I do have to remind myself to call these characters "good guys," though that gets confusing because that can also mean "heroes," and not all heroes are what I consider good guys. I was calling them "nice guys," but it turns out that means something different on the Internet -- that's the guys who act nice to women in hopes that these women will respond to their romantic advances, and who then react in some pretty vile ways when the women don't respond to them, doing a lot of ranting about how women don't like nice guys.
Anyway, thinking about this, I was able to come up with a lot of examples of "good guys" who are interesting and generally seem to be liked by fans, so I'm inclined to think that writers who think nice characters are boring are just unimaginative or have issues of their own to work out.
In the other Friday summer SyFy show, Killjoys, Johnny is the "nice" one of the group, in contrast to the other two, who are edgier, damaged badasses. His primary character trait is that he's the one who actually cares. He wants to help people and do the right thing. But he seems to be popular with fans, and he's one of the more interesting characters. His soft heart gets him into trouble sometimes, and sometimes it gets him out of trouble when he's able to bond with someone who can help him. Being nice doesn't keep him from having a snarky sense of humor, and he's certainly not a saint who never does anything wrong, but the writing doesn't punish him for every slight misstep.
Pretty much most of the cast of most Star Trek shows has been made up of earnest nice people. Yeah, some of them were boring, but more because they were undeveloped than because they were nice. The attempts to add "bad boys" to the Trek universe have never really gone well. They've come across more as weak attempts at acting like bad boys -- like the rich suburban white kids who try to come across as ghetto gangsters. I think one of the weaknesses of the Trek reboot movies has been the attempt to rewrite Kirk as a bad boy with a heart of gold. They keep telling us what a rebel he is, but he still acts like your basic Trek good character.

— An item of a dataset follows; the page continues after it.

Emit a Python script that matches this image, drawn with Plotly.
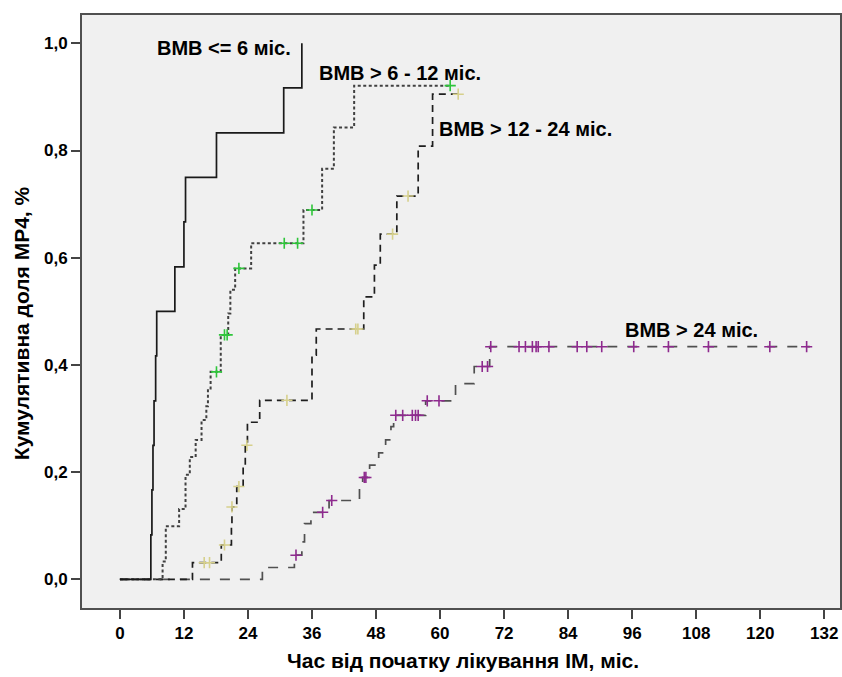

I think John Crichton on Farscape was a classic good boy. He was a clean-cut astronaut with good intentions who got thrown into a terrible situation and had to cope with it, and sometimes he was in way over his head when his ideals clashed with the world around him. I think he worked because they were just writing a character rather than being conscious of him being "nice," so he was allowed to have flaws and a sense of humor. He also grew and changed as he adapted to his surroundings, so he didn't remain wide-eyed and naive for long, but I don't think he turned into anything I'd consider a "bad boy."
Really, if you're writing a situation that's dark and edgy, the nice character should be more interesting than the bad boy just because there's more contrast between the character and the situation. A morally grey bad boy in Crichton's situation wouldn't have been as interesting. Ditto with Johnny on Killjoys. That's why I generally know that I probably won't like a show or book if I see an interview with the writer in which the writer talks about how boring nice people are. That tells me that the writer has a massive imagination failure and probably isn't very good at creating interesting characters. That writer's edgy bad boys are probably going to be pretty boring, too. They'll just skate on snark disguised as characterization.